Thando was lamenting the recent depiction of albinism killings on the SABC1 TV Drama series, Uzalo, which incorporated a storyline of a father and daughter with albinism fleeing their home village because of a million rand bounty that had been placed on the daughter’s head as part of a human trafficking syndicate that targeted people with albinism.

“The stories and depictions of persons with albinism in media platforms is important for awareness but should lead from the front through engagement and involvement of persons with albinism themselves,” added Thando.

South Africa has recently seen an upsurge in reported cases of killings; attempted abductions; and desecration of graves of persons with albinism. This has resulted in a sharp increase in local, provincial and national awareness campaigns and advocacy aimed at protecting and upholding the rights of persons with albinism.

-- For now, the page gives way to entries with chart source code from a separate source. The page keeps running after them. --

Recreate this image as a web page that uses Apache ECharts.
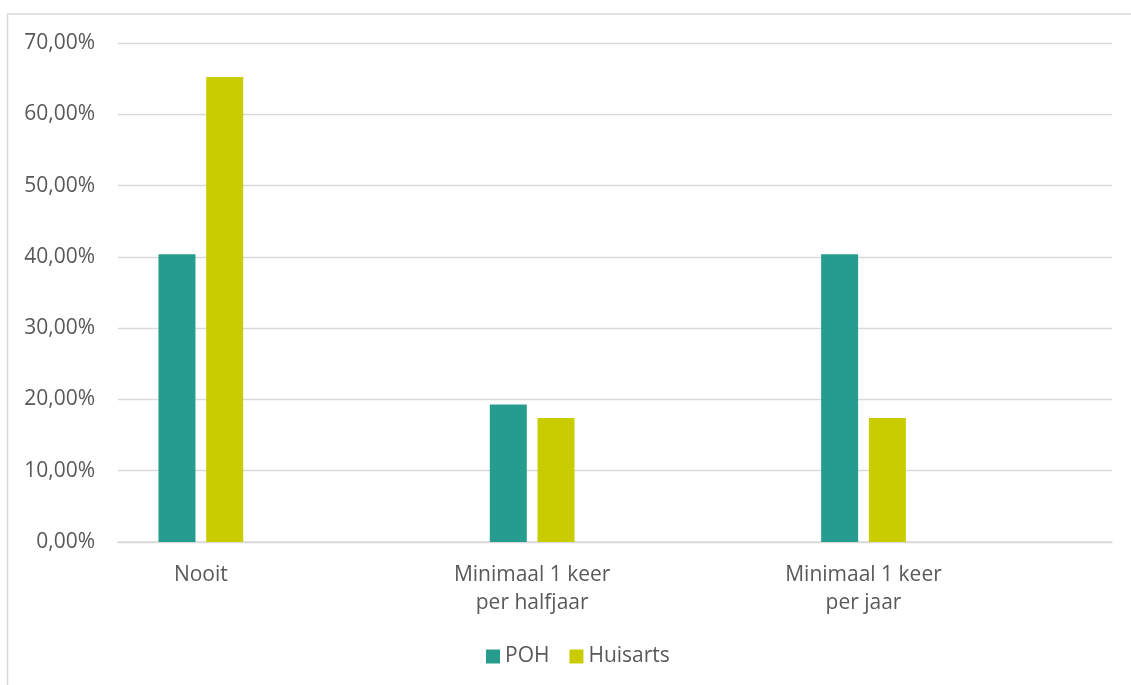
<!DOCTYPE html>
<html>
<head>
<meta charset="utf-8">
<style>
  html, body { margin: 0; padding: 0; background: #ffffff; }
  #chart { width: 1131px; height: 685px; }
</style>
<script src="https://cdn.jsdelivr.net/npm/echarts@6/dist/echarts.min.js"></script>
</head>
<body>
<div id="chart"></div>
<script>
// Answer categories and share of respondents (%) per care provider
const categories = ['Nooit', 'Minimaal 1 keer\nper halfjaar', 'Minimaal 1 keer\nper jaar'];
const pohValues = [40.35, 19.30, 40.35];
const huisartsValues = [65.22, 17.39, 17.39];
const seriesNames = ['POH', 'Huisarts'];
const yTicks = { min: 0, max: 70, step: 10 };

// Each answer sits in a slot followed by an empty slot (spacing of the axis)
function withGaps(arr, blank) {
  const out = [];
  arr.forEach(v => { out.push(v); out.push(blank); });
  return out;
}

const textColor = '#595959';
const lineColor = '#d9d9d9';
const fontFamily = '"Open Sans", "Noto Sans", sans-serif';

const chart = echarts.init(document.getElementById('chart'), null, { renderer: 'canvas' });

chart.setOption({
  backgroundColor: '#ffffff',
  animation: false,
  graphic: [{
    type: 'rect',
    shape: { x: 7.5, y: 14, width: 1300, height: 800 },
    style: { fill: 'none', stroke: lineColor, lineWidth: 1.6 },
    silent: true
  }],
  grid: { left: 118, right: 19, top: 43, bottom: 143, containLabel: false },
  legend: {
    data: seriesNames,
    left: 486,
    top: 646,
    padding: 0,
    icon: 'rect',
    itemWidth: 14,
    itemHeight: 14,
    itemGap: 20,
    textStyle: { color: textColor, fontSize: 21, fontFamily: fontFamily }
  },
  xAxis: {
    type: 'category',
    data: withGaps(categories, ''),
    axisLine: { lineStyle: { color: lineColor, width: 1.6 } },
    axisTick: { show: false },
    axisLabel: {
      interval: 0,
      margin: 19,
      color: textColor,
      fontSize: 21,
      lineHeight: 28,
      fontFamily: fontFamily,
      align: 'center'
    }
  },
  yAxis: {
    type: 'value',
    min: yTicks.min,
    max: yTicks.max,
    interval: yTicks.step,
    axisLine: { show: false },
    axisTick: { show: false },
    axisLabel: {
      margin: 23,
      color: textColor,
      fontSize: 21,
      fontFamily: fontFamily,
      formatter: v => v.toFixed(2).replace('.', ',') + '%'
    },
    splitLine: { lineStyle: { color: lineColor, width: 1.3 } }
  },
  series: [
    {
      name: seriesNames[0],
      type: 'bar',
      data: withGaps(pohValues, null),
      barWidth: 37,
      barGap: '29%',
      itemStyle: { color: '#269c8f' }
    },
    {
      name: seriesNames[1],
      type: 'bar',
      data: withGaps(huisartsValues, null),
      barWidth: 37,
      itemStyle: { color: '#c9cd00' }
    }
  ]
});
</script>
</body>
</html>
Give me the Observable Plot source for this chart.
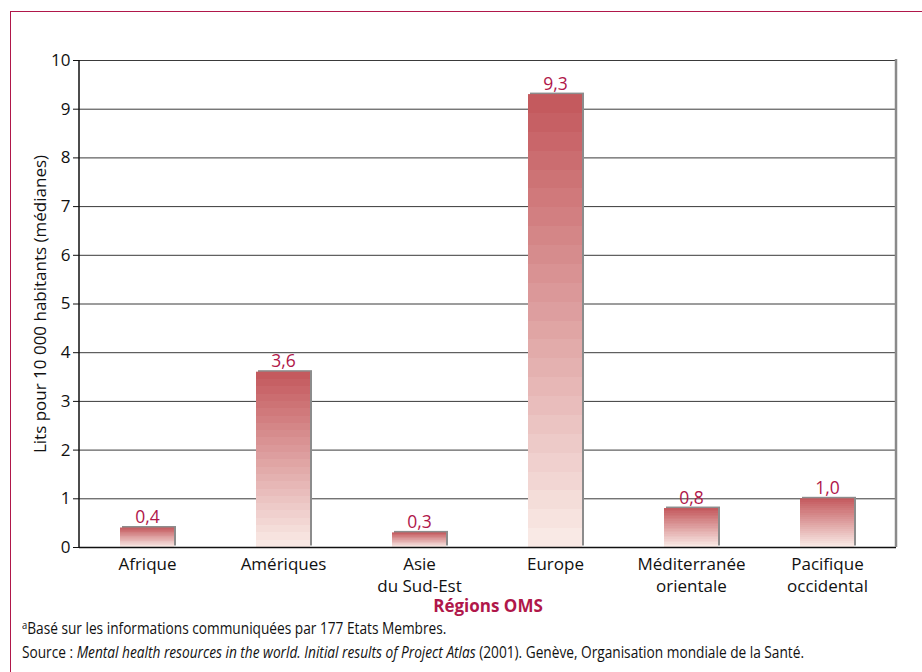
<!DOCTYPE html>
<html>
<head>
<meta charset="utf-8">
<script src="https://cdn.jsdelivr.net/npm/d3@7"></script>
<script src="https://cdn.jsdelivr.net/npm/@observablehq/plot@0.6"></script>
<style>
  html, body { margin: 0; padding: 0; background: #fff; }
  body { width: 922px; height: 672px; position: relative; overflow: hidden;
         font-family: "Open Sans", sans-serif; }
  #border { position: absolute; left: 10px; top: 11px; right: -10px; bottom: -10px;
            border-left: 1.5px solid #b0174a; border-top: 1.5px solid #b0174a; }
  #chart { position: absolute; left: 0; top: 0; }
  .note { position: absolute; left: 22px; font-size: 16px; font-stretch: 100%; color: #111; white-space: nowrap;
          transform: scaleX(0.855); transform-origin: 0 50%; }
  .note sup { font-size: 11px; vertical-align: 5px; }
</style>
</head>
<body>
<div id="border"></div>
<div id="chart"></div>
<div class="note" style="top: 617px;"><sup>a</sup>Basé sur les informations communiquées par 177 Etats Membres.</div>
<div class="note" style="top: 641px;">Source : <i>Mental health resources in the world. Initial results of Project Atlas</i> (2001). Genève, Organisation mondiale de la Santé.</div>
<script>
// Régions OMS and median psychiatric beds per 10 000 inhabitants
const regions = ["Afrique", "Amériques", "Asie du Sud-Est", "Europe", "Méditerranée orientale", "Pacifique occidental"];
const regionLabels = ["Afrique", "Amériques", "Asie\ndu Sud-Est", "Europe", "Méditerranée\norientale", "Pacifique\noccidental"];
const beds = [0.4, 3.6, 0.3, 9.3, 0.8, 1.0];
const yTicks = [0, 1, 2, 3, 4, 5, 6, 7, 8, 9, 10];

const data = regions.map((r, i) => ({region: r, value: beds[i]}));
const labelOf = new Map(regions.map((r, i) => [r, regionLabels[i]]));
const fr = d3.formatLocale({decimal: ",", thousands: " ", grouping: [3], currency: ["", "€"]});
const fmt = fr.format(".1f");

const crimson = "#b0174a";

// Banded vertical gradient for the bars (dark rose at the top, pale at the base)
function gradientDefs() {
  const defs = d3.create("svg:defs");
  const g = defs.append("linearGradient")
    .attr("id", "barGrad").attr("x1", 0).attr("y1", 0).attr("x2", 0).attr("y2", 1);
  const bands = 24;
  const col = d3.interpolateRgb("#c45a5e", "#f9e9e5");
  for (let i = 0; i < bands; i++) {
    const c = col(i / (bands - 1));
    g.append("stop").attr("offset", i / bands).attr("stop-color", c);
    g.append("stop").attr("offset", (i + 1) / bands).attr("stop-color", c);
  }
  return defs.node();
}

// Plot-area edges: black left axis line, grey right border
function edges(index, scales, values, dims) {
  const {marginLeft, marginRight, marginTop, marginBottom, width, height} = dims;
  const g = d3.create("svg:g");
  g.append("line")
    .attr("x1", width - marginRight).attr("x2", width - marginRight)
    .attr("y1", marginTop - 1).attr("y2", height - marginBottom)
    .attr("stroke", "#8a8a8a").attr("stroke-width", 2.5);
  g.append("line")
    .attr("x1", marginLeft).attr("x2", marginLeft)
    .attr("y1", marginTop).attr("y2", height - marginBottom + 1)
    .attr("stroke", "#111").attr("stroke-width", 1.5);
  return g.node();
}

const chart = Plot.plot({
  width: 922,
  height: 630,
  marginTop: 60,
  marginBottom: 83,
  marginLeft: 79,
  marginRight: 26,
  style: "font-family: 'Open Sans', sans-serif; font-stretch: 90%; font-size: 17px; color: #111; background: transparent;",
  x: {domain: regions, paddingInner: 0.6, paddingOuter: 0.3, label: null},
  y: {domain: [0, 10], label: null},
  marks: [
    gradientDefs,
    Plot.gridY(yTicks, {stroke: "#3a3a3a", strokeOpacity: 1, strokeWidth: 1}),
    Plot.barY(data, {x: "region", y: "value", fill: "#8c8c8c", dx: 2, dy: -1.5}),
    Plot.barY(data, {x: "region", y: "value", fill: "url(#barGrad)"}),
    Plot.ruleY([0], {stroke: "#111", strokeWidth: 1.5}),
    edges,
    Plot.axisY({ticks: yTicks, tickSize: 6, tickPadding: 3, fontSize: 17, label: null, stroke: "#111"}),
    Plot.axisX({tickSize: 0, tickPadding: 7, fontSize: 17, label: null,
                tickFormat: (d) => labelOf.get(d), lineHeight: 1.3}),
    Plot.text(data, {x: "region", y: "value", text: (d) => fmt(d.value),
                     lineAnchor: "bottom", dy: -5, fill: crimson, fontSize: 17.5}),
    Plot.text(["Régions OMS"], {frameAnchor: "bottom", dy: 59, lineAnchor: "middle",
                                fill: crimson, fontWeight: "bold", fontSize: 17}),
    Plot.text(["Lits pour 10 000 habitants (médianes)"], {frameAnchor: "left", dx: -39, rotate: -90,
                                textAnchor: "middle", lineAnchor: "middle", fill: "#111", fontSize: 17})
  ]
});

document.getElementById("chart").appendChild(chart);
</script>
</body>
</html>
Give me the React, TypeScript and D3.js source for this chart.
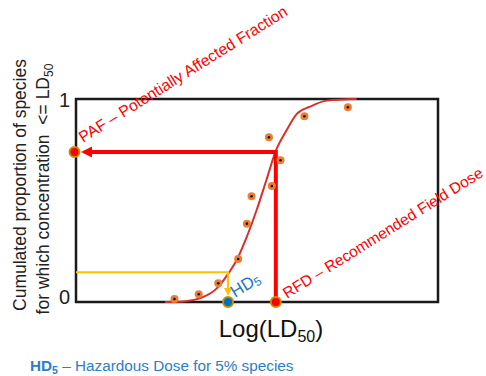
import React from "react";
import * as d3 from "d3";

// observed species points (x in arbitrary log-dose units, y = cumulated fraction)
const speciesLogLD = [27.2, 33.9, 39.3, 44.8, 47.2, 48.5, 54.1, 56.5, 53.3, 63.1, 75.1];
const speciesFrac = [0.015, 0.038, 0.092, 0.212, 0.386, 0.521, 0.571, 0.698, 0.811, 0.915, 0.959];

// fitted SSD curve
const curveLogLD = [24.6, 29.6, 35.2, 38.9, 42.1, 44.4, 47.2, 49.9, 52.6, 55.2, 58.2, 61.0, 64.6, 69.3, 77.5];
const curveFrac = [0, 0.003, 0.025, 0.067, 0.141, 0.207, 0.322, 0.453, 0.601, 0.744, 0.847, 0.927, 0.962, 0.992, 1.0];

const hd5LogLD = 42;
const hd5Frac = 0.146;
const rfdLogLD = 55.2;
const pafFrac = 0.739;

const yTicks = [0, 1];

const W = 486;
const H = 376;
const font = "'Liberation Sans', Arial, sans-serif";

const App: React.FC = () => {
  const x = d3.scaleLinear().domain([0, 100]).range([76, 438]);
  const y = d3.scaleLinear().domain([0, 1]).range([302, 99]);

  const curve = d3
    .line<number>()
    .x((d) => x(d))
    .y((_, i) => y(curveFrac[i]))
    .curve(d3.curveMonotoneX);

  const rx = x(rfdLogLD);
  const py = y(pafFrac);
  const hx = x(hd5LogLD);
  const hy = y(hd5Frac);
  const x0 = x(0);
  const y0 = y(0);

  return (
    <svg
      width={W}
      height={H}
      style={{ position: "absolute", left: 0, top: 0, background: "#fff" }}
      fontFamily={font}
    >
      {/* y axis title */}
      <text transform="translate(26,185) rotate(-90)" textAnchor="middle" fontSize={17.5} fill="#222">
        Cumulated proportion of species
      </text>
      <text transform="translate(49,189) rotate(-90)" textAnchor="middle" fontSize={17.5} fill="#222">
        for which concentration{"\u00a0"} &lt;= LD
        <tspan fontSize={12} dy={4}>50</tspan>
      </text>

      {/* plot frame */}
      <rect
        x={x0}
        y={y(1)}
        width={x(100) - x0}
        height={y0 - y(1)}
        fill="none"
        stroke="#1a1a1a"
        strokeWidth={2.5}
      />
      {yTicks.map((t) => (
        <text key={t} x={70} y={y(t) + (t === 1 ? 8 : 2)} textAnchor="end" fontSize={20} fill="#222">
          {t}
        </text>
      ))}

      {/* x axis title */}
      <text x={271} y={337} textAnchor="middle" fontSize={24} fill="#111">
        Log(LD<tspan fontSize={16} dy={5}>50</tspan>
        <tspan dy={-5}>)</tspan>
      </text>

      {/* fitted curve */}
      <path d={curve(curveLogLD) || ""} fill="none" stroke="#d9302a" strokeWidth={2} />

      {/* HD5 construction */}
      <path d={`M${x0},${hy}H${hx}V${y0 - 13}`} fill="none" stroke="#ffc000" strokeWidth={2} />
      <path d={`M${hx - 4},${y0 - 14}L${hx + 4},${y0 - 14}L${hx},${y0 - 6}Z`} fill="#ffc000" />

      {/* RFD / PAF construction */}
      <path d={`M${rx},${y0}V${py}H${x0 + 14}`} fill="none" stroke="#ff0000" strokeWidth={4} />
      <path d={`M${x0 + 16},${py - 5.5}L${x0 + 16},${py + 5.5}L${x0 + 5},${py}Z`} fill="#ff0000" />

      {/* species points */}
      {speciesLogLD.map((d, i) => (
        <g key={i}>
          <circle cx={x(d)} cy={y(speciesFrac[i])} r={4} fill="#ed7d31" />
          <circle cx={x(d)} cy={y(speciesFrac[i])} r={1.3} fill="#111" />
        </g>
      ))}

      {/* marked points */}
      <circle cx={x0 - 1.5} cy={py} r={5} fill="#ff0000" stroke="#bf9000" strokeWidth={2} />
      <circle cx={rx} cy={y0} r={5} fill="#ff0000" stroke="#bf9000" strokeWidth={2} />
      <circle cx={hx} cy={y0} r={5} fill="#0070c0" stroke="#bf9000" strokeWidth={2} />

      {/* annotations */}
      <text transform="translate(83,143) rotate(-32)" fontSize={15.8} fill="#ff0000">
        PAF – Potentially Affected Fraction
      </text>
      <text transform="translate(287,299) rotate(-32)" fontSize={15.5} fill="#ff0000">
        RFD – Recommended Field Dose
      </text>
      <text transform="translate(235,298) rotate(-32)" fontSize={17} fill="#1f78c8">
        HD<tspan fontSize={12} dy={2}>5</tspan>
      </text>

      <text x={30} y={371} fontSize={15.3} fill="#2e7dc8">
        <tspan fontWeight="bold">HD</tspan>
        <tspan fontWeight="bold" fontSize={10.5} dy={3}>5</tspan>
        <tspan dy={-3}> – Hazardous Dose for 5% species</tspan>
      </text>
    </svg>
  );
};

export default App;
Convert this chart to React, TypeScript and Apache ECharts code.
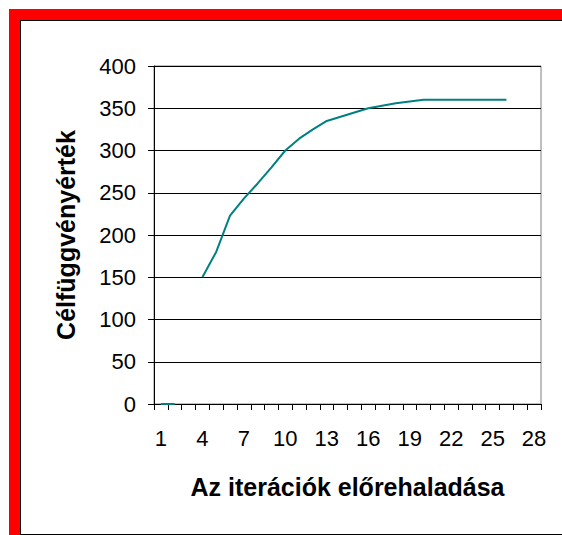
import React, { useEffect, useRef } from "react";
import * as echarts from "echarts";

const categories = [
  "1", "2", "3", "4", "5", "6", "7", "8", "9", "10", "11", "12", "13", "14",
  "15", "16", "17", "18", "19", "20", "21", "22", "23", "24", "25", "26", "27", "28",
];
const objectiveValues: (number | null)[] = [
  0, 0, null, 150, 180, 223, 243, 261, 280, 300, 314, 325, 335, 340,
  345, 350, 353, 356, 358, 360, 360, 360, 360, 360, 360, 360, null, null,
];
const yTicks = { min: 0, max: 400, interval: 50 };
const xTitle = "Az iterációk előrehaladása";
const yTitle = "Célfüggvényérték";

const FONT = "'Liberation Sans', Arial, sans-serif";

export default function App() {
  const ref = useRef<HTMLDivElement>(null);
  useEffect(() => {
    if (!ref.current) return;
    const chart = echarts.init(ref.current, undefined, { renderer: "svg" });
    chart.setOption({
      animation: false,
      backgroundColor: "#ffffff",
      grid: {
        left: 154,
        right: 21,
        top: 66,
        bottom: 131,
        show: true,
        borderColor: "#808080",
        borderWidth: 1,
        backgroundColor: "transparent",
      },
      graphic: [
        { type: "rect", shape: { x: 9, y: 9, width: 553, height: 11 }, style: { fill: "#ff0000" }, z: 100 },
        { type: "rect", shape: { x: 9, y: 9, width: 11, height: 526 }, style: { fill: "#ff0000" }, z: 100 },
        { type: "line", shape: { x1: 20.5, y1: 20, x2: 20.5, y2: 535 }, style: { stroke: "#000", lineWidth: 1 }, z: 100 },
        { type: "line", shape: { x1: 20, y1: 20.5, x2: 562, y2: 20.5 }, style: { stroke: "#000", lineWidth: 1 }, z: 100 },
        { type: "line", shape: { x1: 20, y1: 534.5, x2: 562, y2: 534.5 }, style: { stroke: "#000", lineWidth: 1 }, z: 100 },
      ],
      xAxis: {
        type: "category",
        data: categories,
        boundaryGap: true,
        name: xTitle,
        nameLocation: "middle",
        nameGap: 70,
        nameTextStyle: { fontFamily: FONT, fontSize: 25, fontWeight: "bold", color: "#000" },
        axisLine: { show: true, lineStyle: { color: "#000", width: 1 } },
        axisTick: { show: true, interval: 0, length: 6, lineStyle: { color: "#000" } },
        axisLabel: { interval: 2, margin: 23, fontFamily: FONT, fontSize: 22, color: "#000" },
        splitLine: { show: false },
      },
      yAxis: {
        type: "value",
        min: yTicks.min,
        max: yTicks.max,
        interval: yTicks.interval,
        name: yTitle,
        nameLocation: "middle",
        nameGap: 76,
        nameRotate: 90,
        nameTextStyle: { fontFamily: FONT, fontSize: 25, fontWeight: "bold", color: "#000" },
        axisLine: { show: true, lineStyle: { color: "#000", width: 1 } },
        axisTick: { show: true, length: 6, lineStyle: { color: "#000" } },
        axisLabel: { margin: 18, fontFamily: FONT, fontSize: 22, color: "#000" },
        splitLine: { show: true, lineStyle: { color: "#000", width: 1 } },
      },
      series: [
        {
          type: "line",
          data: objectiveValues,
          showSymbol: false,
          symbol: "none",
          connectNulls: false,
          lineStyle: { color: "#008080", width: 2 },
          itemStyle: { color: "#008080" },
        },
      ],
    });
    return () => chart.dispose();
  }, []);
  return (
    <div
      ref={ref}
      style={{ position: "fixed", left: 0, top: 0, width: 562, height: 535, background: "#fff" }}
    />
  );
}
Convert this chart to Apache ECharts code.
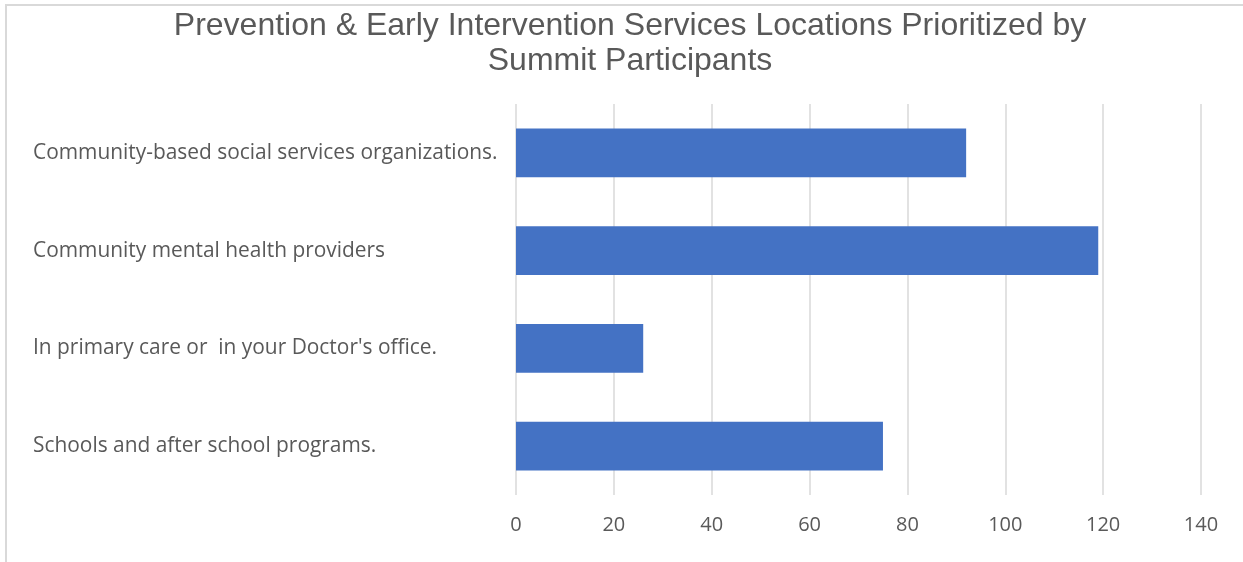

To promote the rights of persons with disabilities who are at risk of compounded marginalisation, the Department is responsible for coordination of national strategies as the National Coordinating Mechanism on Disability in government.

After an intensive two days of deliberation, a consensus was reached that a further consultative process should be put in place that will see a Working Group established representative of albinism structures from all provinces as well as key individual activists, government and Chapter 9 institutions that will determine the objectives of the proposed 2019 conference as well as the modalities of the drafting of the National Strategy to Promote the rights of Persons with Albinism in South Africa. The Department of Social Development was tasked with facilitating and coordinating this consultative which should be completed before the end of this year.

At the end of the roundtable the department committed to put mechanism in place to report to sector on yearly basis its work on albinism, compile a draft Framework for a National Strategy on Advancing the Rights of Persons with Albinism in South Africa, and set milestones and targets that will go hand in hand with the National Strategy that will be developed by the sector in 2019.